Here are notable new grant awards compiled by the Chronicle:
Bill & Melinda Gates Foundation
$315 million pledge to the CGIAR global agriculture research partnership to help 500 million smallholder farmers and livestock keepers around the world make sustainable changes to the way they grow food and feed their communities in response to climate change.
The pledge was announced at the United Nations Climate Change Conference, where scores of grant makers made commitments totaling more than $4 billion for conservation. Read more coverage of the conference in the Chronicle.
Rockefeller Foundation
$150 million commitment to support the Pandemic Prevention Institute, an international collaboration of organizations that are collecting and analyzing data to detect disease outbreaks, create an early-warning system, and quickly contain contagious illnesses.
Salesforce
$100 million over the next 10 years to make grants to nonprofit groups that advance climate justice, plant trees, and restore ecosystems in developing countries. The software company will also donate technology through its Power of Us program and connect company volunteers with charitable organizations that focus on climate action.
Jewish Community Response and Impact Fund Aligned Grant Fund
$24 million to eight organizations with programs in Jewish education, engagement, service, diversity, safety, and empowerment. The recipients are Community Security Service, Custom and Craft, Gather Inc., Jimena, M2, Moishe House, Repair the World/Jewish Service Alliance, and UJA-Federation of New York.

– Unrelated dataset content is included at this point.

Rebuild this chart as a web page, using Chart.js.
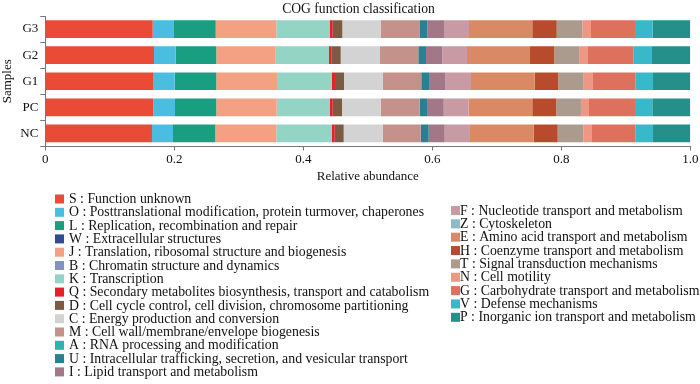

The grant makers that contributed to the fund are the Charles and Lynn Schusterman Family Philanthropies, the Jack, Joseph and Morton Mandel Supporting Foundation, the Jim Joseph Foundation, the Maimonides Fund, and the Paul E. Singer Foundation.
Nicor Gas
$20 million to establish Northern Illinois Community Initiatives, a new foundation to support economic development through real-estate development, work-force development, and entrepreneurship in marginalized communities throughout northern Illinois.
UScellular
$13 million commitment to its After School Access Project, a program that connects nonprofit groups with free, safe internet access to bolster their after-school programs for children and youths.
Healthy Communities Foundation
$6.2 million to 72 health-equity organizations in the South and West Sides of Chicago and suburbs of Illinois’s Cook County that serve the people who have been hardest hit during the pandemic. The grants are for general operating support.
San Francisco Foundation
$3.4 million over two years to boost Black leaders of community-based nonprofit organizations in the San Francisco Bay Area.
Sprouts Healthy Communities Foundation
$3 million to 115 nonprofit organizations to build gardens in schools, improve nutrition education, and expand equitable access to healthy food.
HBCU Wrestling
$2.7 million to Morgan State University to restart its competitive collegiate wrestling program, which had been absent from the university’s athletics program for 24 years, primarily because it lacked financial support.
HBCU Wrestling is a philanthropic organization created by Mike Novogratz, a billionaire former hedge-fund manager, to re-establish wrestling programs at historically Black colleges and universities.
Union Beer Distributors
$2.4 million over three years to Henry Street Settlement to provide an array of services for youths and families who have been most vulnerable during the Covid-19 pandemic.
The organization will strengthen its services in education, mental health, homelessness prevention, work-force development, and recreational opportunities.
Andrew W. Mellon Foundation
$1 million over two years to the Theatre Communications Group to expand its books program, increase the number of books published each year, and reprint classic books by authors who are Black, Indigenous, and people of color whose work have fallen out of print. The grant will also support a series that highlights the works of Black playwrights.
Trinity Church Wall Street
$1 million to Episcopal Relief and Development to continue its international economic-resiliency efforts to help people recover financially from the Covid-19 pandemic.
New Grant Opportunity
The Schultz Family Foundation, Stand Together Foundation, and the Starbucks Foundation will make more than $1 million in grants through their Mobilizing America for Refugees Fund. Community-based organizations that are helping Afghan refugees and parolees resettle in the United States can apply for grants of up to $45,000 for general operating support. Applications are due November 15.